[SHORT EXERCISE]
Exactly repeat the material, dropping every picture from the copy.

◆ ◆ ◆ ◆ ◆

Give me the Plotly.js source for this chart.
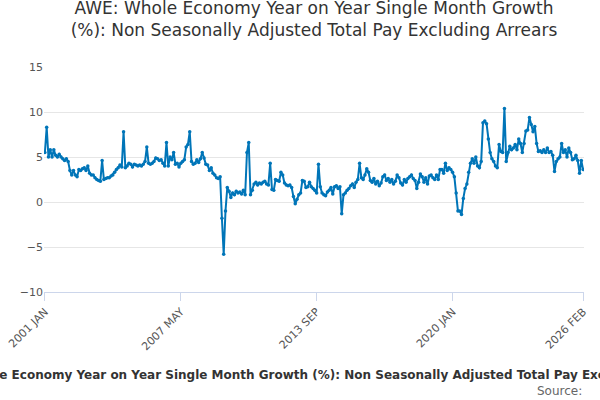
<!DOCTYPE html>
<html>
<head>
<script src="https://cdn.plot.ly/plotly-3.0.1.min.js"></script>
<style>body{margin:0}#chart{width:600px;height:400px}</style>
</head>
<body>
<div id="chart"></div>
<script>
var months = ['JAN','FEB','MAR','APR','MAY','JUN','JUL','AUG','SEP','OCT','NOV','DEC'];
var startYear = 2001;
var growth = [
  5.5, 8.3, 5.0, 5.8, 5.0, 5.8, 5.2, 5.0, 5.3, 5.0, 4.8, 4.6,
  4.8, 4.5, 3.5, 3.0, 3.5, 3.0, 2.8, 3.6, 3.5, 3.7, 3.8, 3.5,
  4.0, 3.2, 3.0, 3.0, 2.7, 2.5, 2.4, 2.3, 4.6, 2.5, 2.6, 2.7,
  2.7, 2.9, 3.0, 3.3, 3.6, 3.8, 4.1, 3.9, 7.8, 3.8, 4.0, 4.3,
  4.2, 3.9, 4.2, 4.1, 4.0, 4.1, 4.0, 4.2, 4.5, 6.1, 4.3, 4.2,
  4.3, 4.5, 4.9, 4.8, 4.6, 4.7, 4.3, 4.0, 6.6, 4.0, 5.0, 4.7,
  5.5, 4.2, 4.3, 3.9, 4.3, 4.5, 4.7, 6.1, 6.4, 7.8, 4.5, 4.2,
  4.3, 4.7, 4.4, 4.8, 5.5, 4.9, 4.2, 4.1, 3.5, 3.8, 3.2, 3.0,
  2.7, 2.6, 2.8, -1.8, -5.8, -1.0, 1.6, 1.2, 0.5, 1.0, 0.8, 1.2,
  1.0, 1.1, 0.9, 1.3, 0.8, 5.5, 6.6, 0.8, 1.3, 2.0, 2.2, 1.9,
  2.1, 2.0, 2.2, 2.3, 2.0, 1.9, 4.3, 1.4, 1.3, 2.5, 2.4, 2.3,
  3.3, 3.0, 2.1, 1.9, 1.8, 1.9, 1.6, 0.6, -0.2, 0.3, 0.8, 1.0,
  2.4, 2.3, 1.6, 1.7, 2.2, 1.7, 1.5, 1.3, 1.0, 4.2, 1.7, 1.0,
  0.8, 0.7, 1.1, 1.3, 1.6, 0.9, 1.7, 1.8, 1.5, 1.7, -1.3, 0.8,
  1.0, 1.3, 1.5, 1.8, 2.0, 1.6, 2.2, 2.5, 4.3, 2.7, 2.5, 3.0,
  3.7, 3.3, 2.4, 2.2, 2.6, 2.0, 2.3, 1.8, 2.1, 2.8, 3.0, 2.4,
  2.6, 2.2, 2.5, 2.0, 2.3, 3.0, 2.7, 2.1, 1.9, 2.5, 2.2, 2.6,
  2.8, 3.0, 2.6, 2.4, 1.5, 2.2, 3.1, 2.8, 2.2, 2.7, 2.0, 2.9,
  3.0, 2.7, 2.5, 3.0, 2.5, 3.6, 3.6, 3.2, 4.3, 3.5, 3.8, 3.6,
  3.3, 2.8, 1.0, -1.0, -1.0, -1.4, 0.4, 1.5, 2.0, 3.3, 4.3, 4.8,
  4.3, 5.0, 4.0, 3.8, 4.5, 8.8, 9.0, 8.7, 7.0, 5.5, 4.8, 4.5,
  4.0, 3.8, 6.4, 5.6, 5.5, 10.4, 4.5, 5.5, 6.2, 5.8, 6.0, 6.4,
  5.8, 7.0, 6.5, 5.5, 6.5, 7.9, 8.0, 9.4, 8.6, 7.8, 8.4, 6.5,
  5.6, 5.7, 5.5, 5.8, 5.5, 6.0, 5.5, 5.6, 5.2, 3.4, 4.5, 4.8,
  5.0, 6.5, 5.5, 5.8, 5.0, 6.0, 5.5, 4.7, 4.8, 5.2, 4.6, 3.2,
  4.6, 3.6
];
var tickLabels = ['2001 JAN', '2007 MAY', '2013 SEP', '2020 JAN', '2026 FEB'];

var dates = growth.map(function (v, i) {
  return (startYear + Math.floor(i / 12)) + ' ' + months[i % 12];
});

var trace = {
  x: dates,
  y: growth,
  type: 'scatter',
  mode: 'lines+markers',
  line: {color: '#0075b8', width: 2},
  marker: {color: '#0075b8', size: 3.5},
  hoverinfo: 'x+y'
};

var layout = {
  width: 600,
  height: 400,
  margin: {l: 44, r: 16, t: 67, b: 108},
  paper_bgcolor: '#fff',
  plot_bgcolor: '#fff',
  font: {family: 'DejaVu Sans, sans-serif', color: '#555'},
  title: {
    text: 'AWE: Whole Economy Year on Year Single Month Growth<br>(%): Non Seasonally Adjusted Total Pay Excluding Arrears',
    font: {size: 17, color: '#333'},
    xref: 'paper', yref: 'container',
    x: 0.5, y: 0.965, yanchor: 'top', automargin: false
  },
  xaxis: {
    type: 'category',
    tickvals: tickLabels,
    ticktext: tickLabels,
    tickangle: -45,
    tickfont: {size: 11, color: '#555'},
    showgrid: false,
    showline: true,
    linecolor: '#ccd6eb',
    ticks: 'outside',
    tickcolor: '#ccd6eb',
    ticklen: 8,
    range: [-0.5, growth.length - 0.5]
  },
  yaxis: {
    range: [-10, 15],
    tickvals: [-10, -5, 0, 5, 10, 15],
    tickfont: {size: 11, color: '#555'},
    gridcolor: '#e6e6e6',
    zeroline: false
  },
  showlegend: false,
  annotations: [
    {
      text: '<b>AWE: Whole Economy Year on Year Single Month Growth (%): Non Seasonally Adjusted Total Pay Excluding Arrears</b>',
      xref: 'paper', yref: 'paper', x: 0.5, y: -0.37, xanchor: 'center', yanchor: 'middle', showarrow: false,
      font: {size: 12, color: '#333'}
    },
    {
      text: 'Source:',
      xref: 'paper', yref: 'paper', x: 1.0, y: -0.44, xanchor: 'right', yanchor: 'middle', showarrow: false,
      font: {size: 12, color: '#666'}
    }
  ]
};

Plotly.newPlot('chart', [trace], layout, {displayModeBar: false});
</script>
</body>
</html>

◆ ◆ ◆ ◆ ◆

[FINISHED TASK]
Give me the Plotly.js source for this chart.
<!DOCTYPE html>
<html>
<head>
<script src="https://cdn.plot.ly/plotly-3.0.1.min.js"></script>
<style>body{margin:0}#chart{width:600px;height:400px}</style>
</head>
<body>
<div id="chart"></div>
<script>
var months = ['JAN','FEB','MAR','APR','MAY','JUN','JUL','AUG','SEP','OCT','NOV','DEC'];
var startYear = 2001;
var growth = [
  5.5, 8.3, 5.0, 5.8, 5.0, 5.8, 5.2, 5.0, 5.3, 5.0, 4.8, 4.6,
  4.8, 4.5, 3.5, 3.0, 3.5, 3.0, 2.8, 3.6, 3.5, 3.7, 3.8, 3.5,
  4.0, 3.2, 3.0, 3.0, 2.7, 2.5, 2.4, 2.3, 4.6, 2.5, 2.6, 2.7,
  2.7, 2.9, 3.0, 3.3, 3.6, 3.8, 4.1, 3.9, 7.8, 3.8, 4.0, 4.3,
  4.2, 3.9, 4.2, 4.1, 4.0, 4.1, 4.0, 4.2, 4.5, 6.1, 4.3, 4.2,
  4.3, 4.5, 4.9, 4.8, 4.6, 4.7, 4.3, 4.0, 6.6, 4.0, 5.0, 4.7,
  5.5, 4.2, 4.3, 3.9, 4.3, 4.5, 4.7, 6.1, 6.4, 7.8, 4.5, 4.2,
  4.3, 4.7, 4.4, 4.8, 5.5, 4.9, 4.2, 4.1, 3.5, 3.8, 3.2, 3.0,
  2.7, 2.6, 2.8, -1.8, -5.8, -1.0, 1.6, 1.2, 0.5, 1.0, 0.8, 1.2,
  1.0, 1.1, 0.9, 1.3, 0.8, 5.5, 6.6, 0.8, 1.3, 2.0, 2.2, 1.9,
  2.1, 2.0, 2.2, 2.3, 2.0, 1.9, 4.3, 1.4, 1.3, 2.5, 2.4, 2.3,
  3.3, 3.0, 2.1, 1.9, 1.8, 1.9, 1.6, 0.6, -0.2, 0.3, 0.8, 1.0,
  2.4, 2.3, 1.6, 1.7, 2.2, 1.7, 1.5, 1.3, 1.0, 4.2, 1.7, 1.0,
  0.8, 0.7, 1.1, 1.3, 1.6, 0.9, 1.7, 1.8, 1.5, 1.7, -1.3, 0.8,
  1.0, 1.3, 1.5, 1.8, 2.0, 1.6, 2.2, 2.5, 4.3, 2.7, 2.5, 3.0,
  3.7, 3.3, 2.4, 2.2, 2.6, 2.0, 2.3, 1.8, 2.1, 2.8, 3.0, 2.4,
  2.6, 2.2, 2.5, 2.0, 2.3, 3.0, 2.7, 2.1, 1.9, 2.5, 2.2, 2.6,
  2.8, 3.0, 2.6, 2.4, 1.5, 2.2, 3.1, 2.8, 2.2, 2.7, 2.0, 2.9,
  3.0, 2.7, 2.5, 3.0, 2.5, 3.6, 3.6, 3.2, 4.3, 3.5, 3.8, 3.6,
  3.3, 2.8, 1.0, -1.0, -1.0, -1.4, 0.4, 1.5, 2.0, 3.3, 4.3, 4.8,
  4.3, 5.0, 4.0, 3.8, 4.5, 8.8, 9.0, 8.7, 7.0, 5.5, 4.8, 4.5,
  4.0, 3.8, 6.4, 5.6, 5.5, 10.4, 4.5, 5.5, 6.2, 5.8, 6.0, 6.4,
  5.8, 7.0, 6.5, 5.5, 6.5, 7.9, 8.0, 9.4, 8.6, 7.8, 8.4, 6.5,
  5.6, 5.7, 5.5, 5.8, 5.5, 6.0, 5.5, 5.6, 5.2, 3.4, 4.5, 4.8,
  5.0, 6.5, 5.5, 5.8, 5.0, 6.0, 5.5, 4.7, 4.8, 5.2, 4.6, 3.2,
  4.6, 3.6
];
var tickLabels = ['2001 JAN', '2007 MAY', '2013 SEP', '2020 JAN', '2026 FEB'];

var dates = growth.map(function (v, i) {
  return (startYear + Math.floor(i / 12)) + ' ' + months[i % 12];
});

var trace = {
  x: dates,
  y: growth,
  type: 'scatter',
  mode: 'lines+markers',
  line: {color: '#0075b8', width: 2},
  marker: {color: '#0075b8', size: 3.5},
  hoverinfo: 'x+y'
};

var layout = {
  width: 600,
  height: 400,
  margin: {l: 44, r: 16, t: 67, b: 108},
  paper_bgcolor: '#fff',
  plot_bgcolor: '#fff',
  font: {family: 'DejaVu Sans, sans-serif', color: '#555'},
  title: {
    text: 'AWE: Whole Economy Year on Year Single Month Growth<br>(%): Non Seasonally Adjusted Total Pay Excluding Arrears',
    font: {size: 17, color: '#333'},
    xref: 'paper', yref: 'container',
    x: 0.5, y: 0.965, yanchor: 'top', automargin: false
  },
  xaxis: {
    type: 'category',
    tickvals: tickLabels,
    ticktext: tickLabels,
    tickangle: -45,
    tickfont: {size: 11, color: '#555'},
    showgrid: false,
    showline: true,
    linecolor: '#ccd6eb',
    ticks: 'outside',
    tickcolor: '#ccd6eb',
    ticklen: 8,
    range: [-0.5, growth.length - 0.5]
  },
  yaxis: {
    range: [-10, 15],
    tickvals: [-10, -5, 0, 5, 10, 15],
    tickfont: {size: 11, color: '#555'},
    gridcolor: '#e6e6e6',
    zeroline: false
  },
  showlegend: false,
  annotations: [
    {
      text: '<b>AWE: Whole Economy Year on Year Single Month Growth (%): Non Seasonally Adjusted Total Pay Excluding Arrears</b>',
      xref: 'paper', yref: 'paper', x: 0.5, y: -0.37, xanchor: 'center', yanchor: 'middle', showarrow: false,
      font: {size: 12, color: '#333'}
    },
    {
      text: 'Source:',
      xref: 'paper', yref: 'paper', x: 1.0, y: -0.44, xanchor: 'right', yanchor: 'middle', showarrow: false,
      font: {size: 12, color: '#666'}
    }
  ]
};

Plotly.newPlot('chart', [trace], layout, {displayModeBar: false});
</script>
</body>
</html>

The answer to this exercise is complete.